**Aim:**
In the lines below, output everything from the first line through the line containing "from matplotlib.ticker import FuncFormatter" exactly as it is. Pictures are not part of the output.
··········
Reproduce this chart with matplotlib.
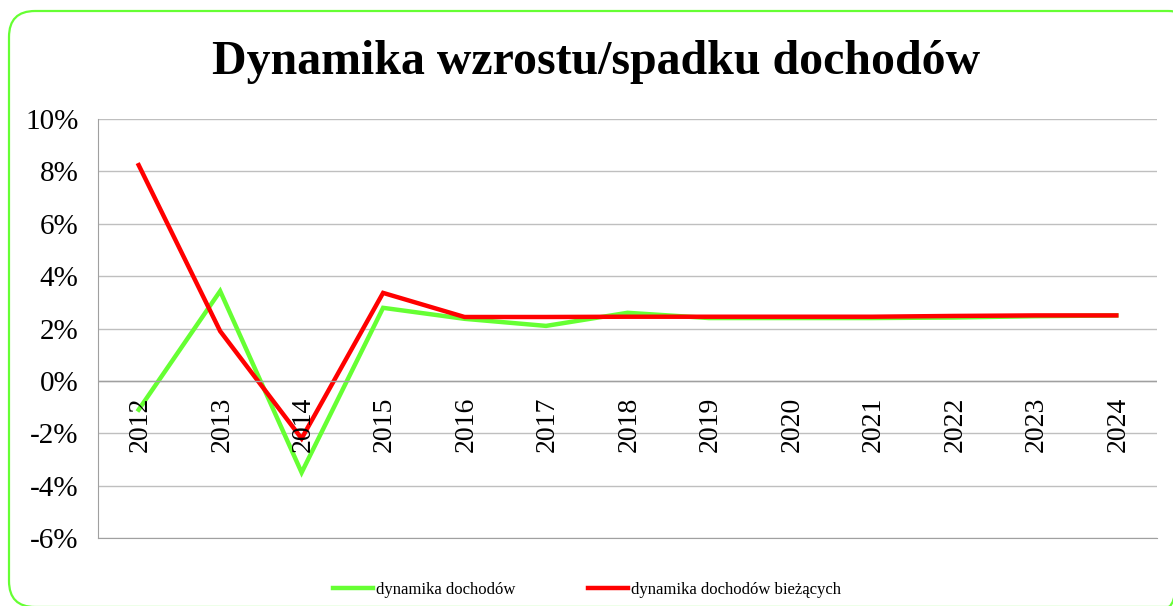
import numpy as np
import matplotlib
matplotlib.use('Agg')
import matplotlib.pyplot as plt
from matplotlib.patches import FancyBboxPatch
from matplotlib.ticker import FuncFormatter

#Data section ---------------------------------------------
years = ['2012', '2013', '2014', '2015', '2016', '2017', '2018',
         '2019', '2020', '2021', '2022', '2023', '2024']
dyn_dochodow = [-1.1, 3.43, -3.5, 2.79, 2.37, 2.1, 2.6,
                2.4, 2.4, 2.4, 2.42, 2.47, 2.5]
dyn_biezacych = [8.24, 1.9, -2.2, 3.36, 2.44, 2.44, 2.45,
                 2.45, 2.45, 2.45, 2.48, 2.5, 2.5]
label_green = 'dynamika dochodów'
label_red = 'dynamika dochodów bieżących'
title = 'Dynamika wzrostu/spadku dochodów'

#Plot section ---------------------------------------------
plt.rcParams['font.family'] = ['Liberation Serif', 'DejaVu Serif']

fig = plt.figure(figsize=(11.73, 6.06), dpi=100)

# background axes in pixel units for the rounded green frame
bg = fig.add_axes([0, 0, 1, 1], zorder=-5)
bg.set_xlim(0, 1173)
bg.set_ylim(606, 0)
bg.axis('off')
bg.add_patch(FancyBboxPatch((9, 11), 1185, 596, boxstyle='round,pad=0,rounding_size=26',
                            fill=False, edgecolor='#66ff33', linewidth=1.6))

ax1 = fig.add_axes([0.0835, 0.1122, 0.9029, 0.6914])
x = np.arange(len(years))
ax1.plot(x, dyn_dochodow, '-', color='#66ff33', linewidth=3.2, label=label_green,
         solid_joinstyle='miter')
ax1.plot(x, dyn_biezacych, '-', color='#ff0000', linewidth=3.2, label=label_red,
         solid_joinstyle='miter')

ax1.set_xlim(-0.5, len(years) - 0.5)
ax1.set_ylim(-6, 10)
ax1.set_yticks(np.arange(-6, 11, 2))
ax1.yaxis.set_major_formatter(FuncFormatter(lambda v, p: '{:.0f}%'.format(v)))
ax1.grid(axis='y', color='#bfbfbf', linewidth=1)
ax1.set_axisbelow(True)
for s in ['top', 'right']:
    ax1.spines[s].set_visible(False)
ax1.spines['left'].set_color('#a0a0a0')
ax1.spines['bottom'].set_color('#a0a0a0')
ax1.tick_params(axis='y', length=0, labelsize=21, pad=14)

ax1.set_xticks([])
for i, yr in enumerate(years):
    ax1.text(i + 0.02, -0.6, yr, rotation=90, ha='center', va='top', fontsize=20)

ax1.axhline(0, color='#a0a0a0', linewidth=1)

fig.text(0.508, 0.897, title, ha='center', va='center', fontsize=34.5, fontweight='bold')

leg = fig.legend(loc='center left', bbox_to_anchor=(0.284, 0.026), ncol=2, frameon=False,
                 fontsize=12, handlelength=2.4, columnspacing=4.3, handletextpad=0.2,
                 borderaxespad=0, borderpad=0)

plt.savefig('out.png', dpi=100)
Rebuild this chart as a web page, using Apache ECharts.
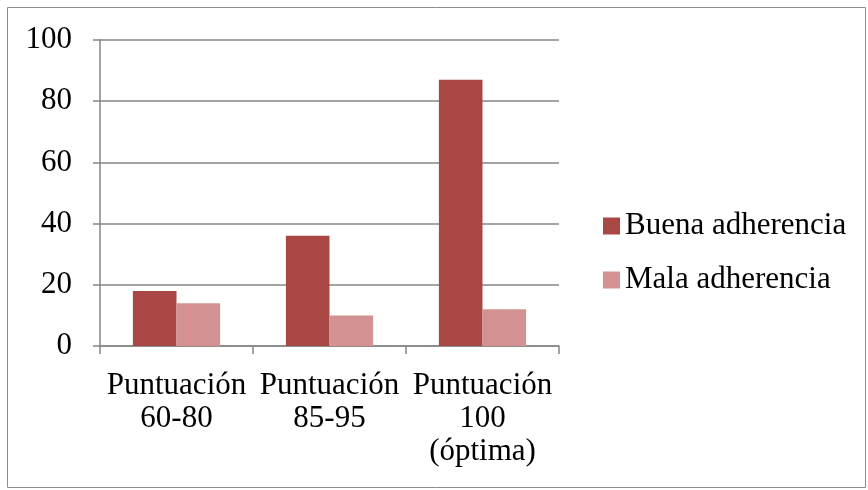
··········
**Answer in full:**
Reproduce this chart with matplotlib.
import numpy as np
import matplotlib
matplotlib.use('Agg')
import matplotlib.pyplot as plt
from matplotlib.patches import FancyBboxPatch
from matplotlib.ticker import FuncFormatter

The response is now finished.